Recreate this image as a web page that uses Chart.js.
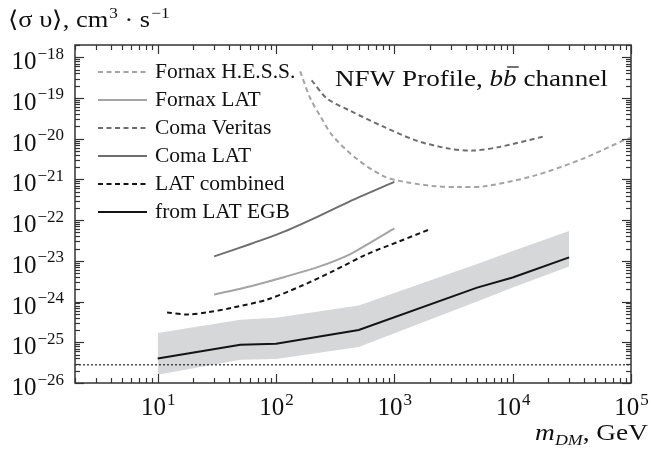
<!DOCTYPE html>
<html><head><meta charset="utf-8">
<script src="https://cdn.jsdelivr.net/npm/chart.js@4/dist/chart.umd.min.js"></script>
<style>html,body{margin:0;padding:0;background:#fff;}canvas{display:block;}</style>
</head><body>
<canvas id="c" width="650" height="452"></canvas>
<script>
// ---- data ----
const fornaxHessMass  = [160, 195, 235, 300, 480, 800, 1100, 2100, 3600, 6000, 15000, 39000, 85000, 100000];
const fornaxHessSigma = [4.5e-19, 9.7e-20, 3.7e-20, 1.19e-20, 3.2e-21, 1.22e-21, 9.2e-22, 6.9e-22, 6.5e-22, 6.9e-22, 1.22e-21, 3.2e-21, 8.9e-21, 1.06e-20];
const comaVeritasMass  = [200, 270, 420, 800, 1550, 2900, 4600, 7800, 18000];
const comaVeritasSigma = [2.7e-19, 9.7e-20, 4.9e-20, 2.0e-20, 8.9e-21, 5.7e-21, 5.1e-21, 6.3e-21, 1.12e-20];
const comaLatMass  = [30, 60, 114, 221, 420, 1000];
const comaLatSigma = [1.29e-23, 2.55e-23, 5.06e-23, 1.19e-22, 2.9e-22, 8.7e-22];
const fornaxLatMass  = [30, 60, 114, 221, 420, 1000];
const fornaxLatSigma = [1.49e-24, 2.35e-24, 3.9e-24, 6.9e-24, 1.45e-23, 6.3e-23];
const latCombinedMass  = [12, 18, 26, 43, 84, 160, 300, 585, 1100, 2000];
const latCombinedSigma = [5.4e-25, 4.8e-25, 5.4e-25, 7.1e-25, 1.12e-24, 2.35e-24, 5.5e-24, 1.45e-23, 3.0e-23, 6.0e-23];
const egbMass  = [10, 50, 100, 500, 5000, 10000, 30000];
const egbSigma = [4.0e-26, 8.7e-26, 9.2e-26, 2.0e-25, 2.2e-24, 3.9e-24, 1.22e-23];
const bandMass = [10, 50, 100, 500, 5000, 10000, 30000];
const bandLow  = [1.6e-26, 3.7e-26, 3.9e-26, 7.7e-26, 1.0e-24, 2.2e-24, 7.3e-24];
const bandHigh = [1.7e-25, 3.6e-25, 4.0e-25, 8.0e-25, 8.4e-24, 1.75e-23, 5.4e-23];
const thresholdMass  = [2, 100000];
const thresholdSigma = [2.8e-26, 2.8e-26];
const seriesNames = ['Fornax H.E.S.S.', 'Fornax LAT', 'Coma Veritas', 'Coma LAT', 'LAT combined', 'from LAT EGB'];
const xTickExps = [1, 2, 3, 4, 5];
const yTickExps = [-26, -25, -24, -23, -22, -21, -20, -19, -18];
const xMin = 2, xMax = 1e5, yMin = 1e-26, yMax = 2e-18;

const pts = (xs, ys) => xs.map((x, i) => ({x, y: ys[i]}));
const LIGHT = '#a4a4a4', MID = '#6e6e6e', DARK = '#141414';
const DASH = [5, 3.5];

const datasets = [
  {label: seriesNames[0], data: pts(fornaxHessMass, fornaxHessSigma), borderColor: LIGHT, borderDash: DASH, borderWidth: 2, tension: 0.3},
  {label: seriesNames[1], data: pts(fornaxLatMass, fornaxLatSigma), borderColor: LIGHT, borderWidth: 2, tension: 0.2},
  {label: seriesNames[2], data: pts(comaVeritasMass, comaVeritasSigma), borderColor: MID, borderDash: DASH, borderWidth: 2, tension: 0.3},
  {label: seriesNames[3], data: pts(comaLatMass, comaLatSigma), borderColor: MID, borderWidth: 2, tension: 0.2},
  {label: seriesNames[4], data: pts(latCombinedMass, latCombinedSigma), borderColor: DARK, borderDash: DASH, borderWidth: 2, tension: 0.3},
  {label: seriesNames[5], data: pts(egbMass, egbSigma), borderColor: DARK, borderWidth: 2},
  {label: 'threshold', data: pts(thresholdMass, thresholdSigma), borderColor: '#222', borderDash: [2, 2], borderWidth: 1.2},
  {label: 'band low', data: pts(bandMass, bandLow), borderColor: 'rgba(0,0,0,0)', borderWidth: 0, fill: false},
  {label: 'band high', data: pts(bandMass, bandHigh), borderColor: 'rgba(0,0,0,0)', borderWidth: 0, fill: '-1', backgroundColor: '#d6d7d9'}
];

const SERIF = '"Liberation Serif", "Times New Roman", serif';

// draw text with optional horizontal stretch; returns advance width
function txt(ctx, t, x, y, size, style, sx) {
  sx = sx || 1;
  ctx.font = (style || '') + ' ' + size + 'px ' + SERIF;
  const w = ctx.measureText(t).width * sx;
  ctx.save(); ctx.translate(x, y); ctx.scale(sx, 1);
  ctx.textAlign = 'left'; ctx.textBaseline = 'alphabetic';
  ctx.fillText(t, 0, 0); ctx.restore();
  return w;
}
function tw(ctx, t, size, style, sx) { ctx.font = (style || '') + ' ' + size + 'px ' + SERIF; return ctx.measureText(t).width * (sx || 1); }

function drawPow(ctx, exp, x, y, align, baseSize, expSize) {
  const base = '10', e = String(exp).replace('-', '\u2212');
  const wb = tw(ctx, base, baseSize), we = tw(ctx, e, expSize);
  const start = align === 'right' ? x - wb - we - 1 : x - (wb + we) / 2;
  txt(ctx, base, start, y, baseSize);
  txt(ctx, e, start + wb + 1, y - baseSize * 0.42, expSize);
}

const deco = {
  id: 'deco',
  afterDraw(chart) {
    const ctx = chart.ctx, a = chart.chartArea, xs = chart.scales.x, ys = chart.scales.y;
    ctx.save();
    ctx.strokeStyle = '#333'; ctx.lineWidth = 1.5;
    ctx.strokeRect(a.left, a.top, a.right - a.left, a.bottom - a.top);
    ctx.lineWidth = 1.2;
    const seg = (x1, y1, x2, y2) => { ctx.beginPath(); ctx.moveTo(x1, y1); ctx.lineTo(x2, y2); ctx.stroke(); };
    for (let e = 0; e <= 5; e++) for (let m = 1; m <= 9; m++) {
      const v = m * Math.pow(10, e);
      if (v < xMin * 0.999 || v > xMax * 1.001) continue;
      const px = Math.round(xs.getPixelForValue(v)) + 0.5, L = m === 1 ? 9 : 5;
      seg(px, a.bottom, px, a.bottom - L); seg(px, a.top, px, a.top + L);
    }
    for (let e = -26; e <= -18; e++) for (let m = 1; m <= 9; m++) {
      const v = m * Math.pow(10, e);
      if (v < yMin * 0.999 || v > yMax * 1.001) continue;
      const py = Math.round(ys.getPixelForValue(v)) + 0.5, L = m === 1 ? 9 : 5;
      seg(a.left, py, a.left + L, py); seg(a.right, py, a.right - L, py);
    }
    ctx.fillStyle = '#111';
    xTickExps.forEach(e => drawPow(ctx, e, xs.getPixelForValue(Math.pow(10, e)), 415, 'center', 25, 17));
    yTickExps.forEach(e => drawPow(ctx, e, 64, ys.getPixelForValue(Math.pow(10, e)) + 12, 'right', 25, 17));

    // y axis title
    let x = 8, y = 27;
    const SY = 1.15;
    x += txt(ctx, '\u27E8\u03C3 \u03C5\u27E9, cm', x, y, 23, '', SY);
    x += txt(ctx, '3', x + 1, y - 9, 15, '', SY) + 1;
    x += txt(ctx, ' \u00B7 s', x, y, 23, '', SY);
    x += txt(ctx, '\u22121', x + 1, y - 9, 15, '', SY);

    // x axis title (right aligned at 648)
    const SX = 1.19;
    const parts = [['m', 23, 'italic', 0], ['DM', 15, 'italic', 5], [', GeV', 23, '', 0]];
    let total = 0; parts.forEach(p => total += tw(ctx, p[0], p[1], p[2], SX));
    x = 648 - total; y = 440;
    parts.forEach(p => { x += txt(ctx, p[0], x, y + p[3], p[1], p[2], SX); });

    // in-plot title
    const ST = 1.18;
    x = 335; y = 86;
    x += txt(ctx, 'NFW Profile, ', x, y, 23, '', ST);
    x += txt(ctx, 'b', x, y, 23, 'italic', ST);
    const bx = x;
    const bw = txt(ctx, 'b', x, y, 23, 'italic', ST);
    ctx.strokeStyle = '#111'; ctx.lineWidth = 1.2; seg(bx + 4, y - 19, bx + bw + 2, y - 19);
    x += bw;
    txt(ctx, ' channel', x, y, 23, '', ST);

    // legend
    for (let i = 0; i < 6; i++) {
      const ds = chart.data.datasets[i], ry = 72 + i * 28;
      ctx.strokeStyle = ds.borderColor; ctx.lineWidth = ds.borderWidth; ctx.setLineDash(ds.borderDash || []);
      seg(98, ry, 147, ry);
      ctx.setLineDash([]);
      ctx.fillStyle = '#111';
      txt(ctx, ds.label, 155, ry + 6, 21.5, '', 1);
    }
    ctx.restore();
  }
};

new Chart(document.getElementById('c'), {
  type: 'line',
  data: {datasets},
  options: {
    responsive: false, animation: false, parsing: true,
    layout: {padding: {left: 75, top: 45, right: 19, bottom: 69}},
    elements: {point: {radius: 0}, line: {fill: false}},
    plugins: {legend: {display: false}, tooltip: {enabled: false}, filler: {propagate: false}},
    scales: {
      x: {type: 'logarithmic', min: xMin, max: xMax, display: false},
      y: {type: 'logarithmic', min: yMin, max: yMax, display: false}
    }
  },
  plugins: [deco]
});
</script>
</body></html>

Job >> Repeat only what lies between the start of the data and the end of the line containing "const xMin = 2, xMax", exactly, with pictures left out.

The answer >>
Recreate this image as a web page that uses Chart.js.
<!DOCTYPE html>
<html><head><meta charset="utf-8">
<script src="https://cdn.jsdelivr.net/npm/chart.js@4/dist/chart.umd.min.js"></script>
<style>html,body{margin:0;padding:0;background:#fff;}canvas{display:block;}</style>
</head><body>
<canvas id="c" width="650" height="452"></canvas>
<script>
// ---- data ----
const fornaxHessMass  = [160, 195, 235, 300, 480, 800, 1100, 2100, 3600, 6000, 15000, 39000, 85000, 100000];
const fornaxHessSigma = [4.5e-19, 9.7e-20, 3.7e-20, 1.19e-20, 3.2e-21, 1.22e-21, 9.2e-22, 6.9e-22, 6.5e-22, 6.9e-22, 1.22e-21, 3.2e-21, 8.9e-21, 1.06e-20];
const comaVeritasMass  = [200, 270, 420, 800, 1550, 2900, 4600, 7800, 18000];
const comaVeritasSigma = [2.7e-19, 9.7e-20, 4.9e-20, 2.0e-20, 8.9e-21, 5.7e-21, 5.1e-21, 6.3e-21, 1.12e-20];
const comaLatMass  = [30, 60, 114, 221, 420, 1000];
const comaLatSigma = [1.29e-23, 2.55e-23, 5.06e-23, 1.19e-22, 2.9e-22, 8.7e-22];
const fornaxLatMass  = [30, 60, 114, 221, 420, 1000];
const fornaxLatSigma = [1.49e-24, 2.35e-24, 3.9e-24, 6.9e-24, 1.45e-23, 6.3e-23];
const latCombinedMass  = [12, 18, 26, 43, 84, 160, 300, 585, 1100, 2000];
const latCombinedSigma = [5.4e-25, 4.8e-25, 5.4e-25, 7.1e-25, 1.12e-24, 2.35e-24, 5.5e-24, 1.45e-23, 3.0e-23, 6.0e-23];
const egbMass  = [10, 50, 100, 500, 5000, 10000, 30000];
const egbSigma = [4.0e-26, 8.7e-26, 9.2e-26, 2.0e-25, 2.2e-24, 3.9e-24, 1.22e-23];
const bandMass = [10, 50, 100, 500, 5000, 10000, 30000];
const bandLow  = [1.6e-26, 3.7e-26, 3.9e-26, 7.7e-26, 1.0e-24, 2.2e-24, 7.3e-24];
const bandHigh = [1.7e-25, 3.6e-25, 4.0e-25, 8.0e-25, 8.4e-24, 1.75e-23, 5.4e-23];
const thresholdMass  = [2, 100000];
const thresholdSigma = [2.8e-26, 2.8e-26];
const seriesNames = ['Fornax H.E.S.S.', 'Fornax LAT', 'Coma Veritas', 'Coma LAT', 'LAT combined', 'from LAT EGB'];
const xTickExps = [1, 2, 3, 4, 5];
const yTickExps = [-26, -25, -24, -23, -22, -21, -20, -19, -18];
const xMin = 2, xMax = 1e5, yMin = 1e-26, yMax = 2e-18;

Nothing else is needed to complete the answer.